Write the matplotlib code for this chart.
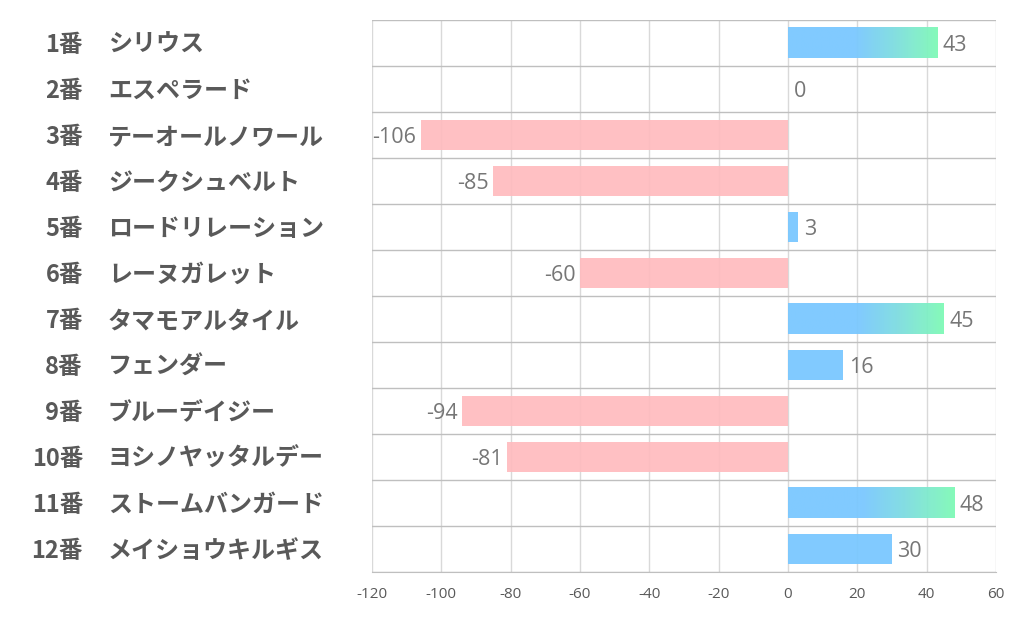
import matplotlib
matplotlib.use("Agg")
import matplotlib.pyplot as plt
import numpy as np
from matplotlib.colors import LinearSegmentedColormap

numbers = ["1番", "2番", "3番", "4番", "5番", "6番", "7番", "8番", "9番", "10番", "11番", "12番"]
names = ["シリウス", "エスペラード", "テーオールノワール", "ジークシュベルト", "ロードリレーション",
         "レーヌガレット", "タマモアルタイル", "フェンダー", "ブルーデイジー", "ヨシノヤッタルデー",
         "ストームバンガード", "メイショウキルギス"]
values = [43, 0, -106, -85, 3, -60, 45, 16, -94, -81, 48, 30]
xticks = [-120, -100, -80, -60, -40, -20, 0, 20, 40, 60]

plt.rcParams['font.family'] = ['Noto Sans CJK JP', 'DejaVu Sans']

fig = plt.figure(figsize=(10.22, 6.26), dpi=100)
ax = fig.add_axes([372/1022, 1-572/626, 624/1022, 552/626])

n = len(values)
ys = np.arange(n)

blue = (122/255, 200/255, 255/255)
green = (128/255, 250/255, 182/255)
pink = (255/255, 187/255, 190/255)
cmap = LinearSegmentedColormap.from_list("bg", [(0, blue), (0.45, blue), (0.7, (125/255, 220/255, 225/255)), (1, green)])

# grid
for xv in xticks:
    ax.axvline(xv, color="#D9D9D9", lw=1, zorder=0)
for k in range(n + 1):
    ax.axhline(k - 0.5, color="#BFBFBF", lw=1, zorder=0)

bh = 0.67
for y, v in zip(ys, values):
    if v < 0:
        ax.barh(y, v, height=bh, color=pink, alpha=0.92, zorder=2, lw=0)
    elif v > 0:
        if v >= 40:
            grad = np.linspace(0, 1, 256).reshape(1, -1)
            ax.imshow(grad, cmap=cmap, extent=[0, v, y + bh/2, y - bh/2], aspect="auto",
                      zorder=2, alpha=0.95, interpolation="bilinear")
        else:
            ax.barh(y, v, height=bh, color=blue, alpha=0.95, zorder=2, lw=0)
    # value labels
    if v < 0:
        ax.annotate(str(v), (v, y), xytext=(-3, -2), textcoords="offset points",
                    ha="right", va="center", fontsize=15.5, color="#767676",
                    family=["Open Sans", "DejaVu Sans"], zorder=3)
    else:
        ax.annotate(str(v), (v, y), xytext=(4, -2), textcoords="offset points",
                    ha="left", va="center", fontsize=15.5, color="#767676",
                    family=["Open Sans", "DejaVu Sans"], zorder=3)

ax.set_xlim(-120, 60)
ax.set_ylim(n - 0.5, -0.5)

# category labels
tr = ax.get_yaxis_transform()
for y, num, nm in zip(ys, numbers, names):
    ax.annotate(num, ((83 - 372) / 624, y), xycoords=tr, xytext=(0, -1.5), textcoords="offset points",
                ha="right", va="center", fontsize=17, fontweight="bold", color="#595959",
                annotation_clip=False)
    ax.annotate(nm, ((108 - 372) / 624, y), xycoords=tr, xytext=(0, -1.5), textcoords="offset points",
                ha="left", va="center", fontsize=17.3, fontweight="bold", color="#595959",
                annotation_clip=False)

ax.set_xticks(xticks)
ax.set_xticklabels([str(t) for t in xticks], family=["Open Sans", "DejaVu Sans"],
                   fontsize=11, color="#595959")
ax.set_yticks([])
ax.tick_params(axis="x", length=0, pad=11)
for s in ["top", "right", "left"]:
    ax.spines[s].set_visible(False)
ax.spines["bottom"].set_color("#BFBFBF")

fig.savefig("out.png", dpi=100, facecolor="white")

━━━━━━━━━━━━━━━━━━━━━━━━━━━━━━

> SET PROBLEM
Set the pictures aside and transcribe the data above exactly.

> COMPLETED TASK
Write the matplotlib code for this chart.
import matplotlib
matplotlib.use("Agg")
import matplotlib.pyplot as plt
import numpy as np
from matplotlib.colors import LinearSegmentedColormap

numbers = ["1番", "2番", "3番", "4番", "5番", "6番", "7番", "8番", "9番", "10番", "11番", "12番"]
names = ["シリウス", "エスペラード", "テーオールノワール", "ジークシュベルト", "ロードリレーション",
         "レーヌガレット", "タマモアルタイル", "フェンダー", "ブルーデイジー", "ヨシノヤッタルデー",
         "ストームバンガード", "メイショウキルギス"]
values = [43, 0, -106, -85, 3, -60, 45, 16, -94, -81, 48, 30]
xticks = [-120, -100, -80, -60, -40, -20, 0, 20, 40, 60]

plt.rcParams['font.family'] = ['Noto Sans CJK JP', 'DejaVu Sans']

fig = plt.figure(figsize=(10.22, 6.26), dpi=100)
ax = fig.add_axes([372/1022, 1-572/626, 624/1022, 552/626])

n = len(values)
ys = np.arange(n)

blue = (122/255, 200/255, 255/255)
green = (128/255, 250/255, 182/255)
pink = (255/255, 187/255, 190/255)
cmap = LinearSegmentedColormap.from_list("bg", [(0, blue), (0.45, blue), (0.7, (125/255, 220/255, 225/255)), (1, green)])

# grid
for xv in xticks:
    ax.axvline(xv, color="#D9D9D9", lw=1, zorder=0)
for k in range(n + 1):
    ax.axhline(k - 0.5, color="#BFBFBF", lw=1, zorder=0)

bh = 0.67
for y, v in zip(ys, values):
    if v < 0:
        ax.barh(y, v, height=bh, color=pink, alpha=0.92, zorder=2, lw=0)
    elif v > 0:
        if v >= 40:
            grad = np.linspace(0, 1, 256).reshape(1, -1)
            ax.imshow(grad, cmap=cmap, extent=[0, v, y + bh/2, y - bh/2], aspect="auto",
                      zorder=2, alpha=0.95, interpolation="bilinear")
        else:
            ax.barh(y, v, height=bh, color=blue, alpha=0.95, zorder=2, lw=0)
    # value labels
    if v < 0:
        ax.annotate(str(v), (v, y), xytext=(-3, -2), textcoords="offset points",
                    ha="right", va="center", fontsize=15.5, color="#767676",
                    family=["Open Sans", "DejaVu Sans"], zorder=3)
    else:
        ax.annotate(str(v), (v, y), xytext=(4, -2), textcoords="offset points",
                    ha="left", va="center", fontsize=15.5, color="#767676",
                    family=["Open Sans", "DejaVu Sans"], zorder=3)

ax.set_xlim(-120, 60)
ax.set_ylim(n - 0.5, -0.5)

# category labels
tr = ax.get_yaxis_transform()
for y, num, nm in zip(ys, numbers, names):
    ax.annotate(num, ((83 - 372) / 624, y), xycoords=tr, xytext=(0, -1.5), textcoords="offset points",
                ha="right", va="center", fontsize=17, fontweight="bold", color="#595959",
                annotation_clip=False)
    ax.annotate(nm, ((108 - 372) / 624, y), xycoords=tr, xytext=(0, -1.5), textcoords="offset points",
                ha="left", va="center", fontsize=17.3, fontweight="bold", color="#595959",
                annotation_clip=False)

ax.set_xticks(xticks)
ax.set_xticklabels([str(t) for t in xticks], family=["Open Sans", "DejaVu Sans"],
                   fontsize=11, color="#595959")
ax.set_yticks([])
ax.tick_params(axis="x", length=0, pad=11)
for s in ["top", "right", "left"]:
    ax.spines[s].set_visible(False)
ax.spines["bottom"].set_color("#BFBFBF")

fig.savefig("out.png", dpi=100, facecolor="white")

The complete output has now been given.